Emme Posted May 5, 2012 Posted May 5, 2012 So my question is... what could she possibly be working on where she has to avoid me? She's working on keeping you out of the picture. The family picture. She might be going through a rough patch in her marriage yes... Is there a divorce pending... NO! When she's with you all she hears is bow chicka wow wow. Testing this theory... End all contact until you see divorce papers and this relationship isn't one sided. Good luck hun.
Author leoc1973 Posted May 6, 2012 Author Posted May 6, 2012 OK let me clarify a little. I would never touch another man's woman. Sure on paper its his wife but I really don't care what a piece of paper says. As far as I knew they were done, as in not his woman anymore. He has a girlfriend for gods sake. He mentally and physically abused her. She doesn't go to the gym at all but I meant she would say things like she needs to go to the gym. She was probably fishing for compliments like the "oh you don't need a gym" thing. The only reason they have the same residency is for the kids sake. I am not a fool so when things don't add up I can see. But in her case I have never caught her in any kind of lie she seems to tell me things even though they are embarrassing at times to her. I know I probably shouldn't have gotten involved till the papers were signed and he was out of the house but come on really do you ever find anyone with no previous relationship baggage? Hardly ever. He has another girlfriend and I have been on the phone with her while he was a room away. She's not even sneaking around anymore she told him she is seeing someone. I was thinking more along the line of does she have a freaking herpes outbreak or something. I wasn't trying to get all freudian or whatever over this.
Emme Posted May 6, 2012 Posted May 6, 2012 If he has a girlfriend... Go ring her doorbell. That should solve any doubts you have.
alexandria35 Posted May 6, 2012 Posted May 6, 2012 Well how the hell are we supposed to know if she's having a herpes outbreak? You came here seriously expecting us to know exactly what's wrong with her? All we can do is speculate just like you do. I still say she's playing up to her husband or doing a new guy.

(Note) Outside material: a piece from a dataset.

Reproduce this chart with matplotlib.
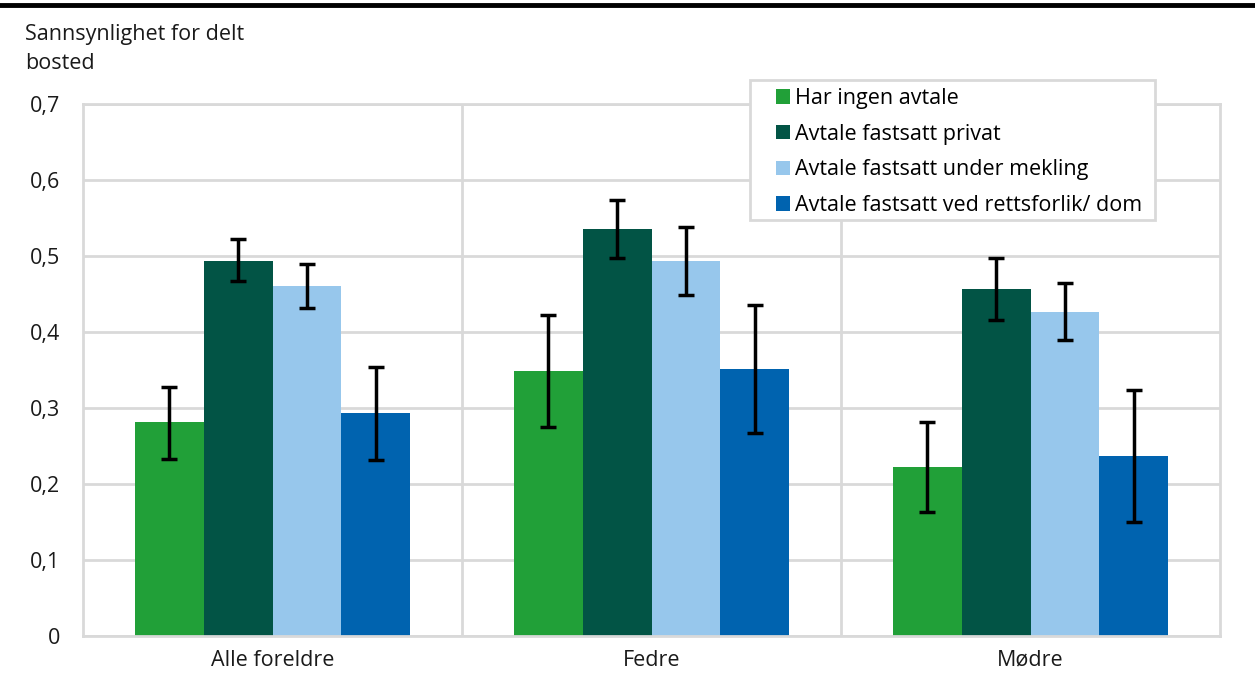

LoveTKO Posted May 6, 2012 Posted May 6, 2012 she's not necessarily doing a new guy but just one of several guys that she rotates. Believe me, she's starving for attention which is evident by her modus operandi flirting with men on FB. This ain't her first rodeo. Oh, and he's mentally and physically abusive but they share a house for the kids' sake? That doesn't pass the smell either now does it? Have you listened to his side of the story or are you assuming that her version of events is gospel? Come on now......people who are on the receiving of mental and physical abuse don't stay living in the same household....it doesn't make sense, and if it doesn't make sense there's more to the story. 1
Artie Lang Posted May 7, 2012 Posted May 7, 2012 I have never caught her in any kind of lie what are you talkin' about.....she's lying to her husband when she bangs you. that's a lie in itself-- you're whole relationship is based on a lie!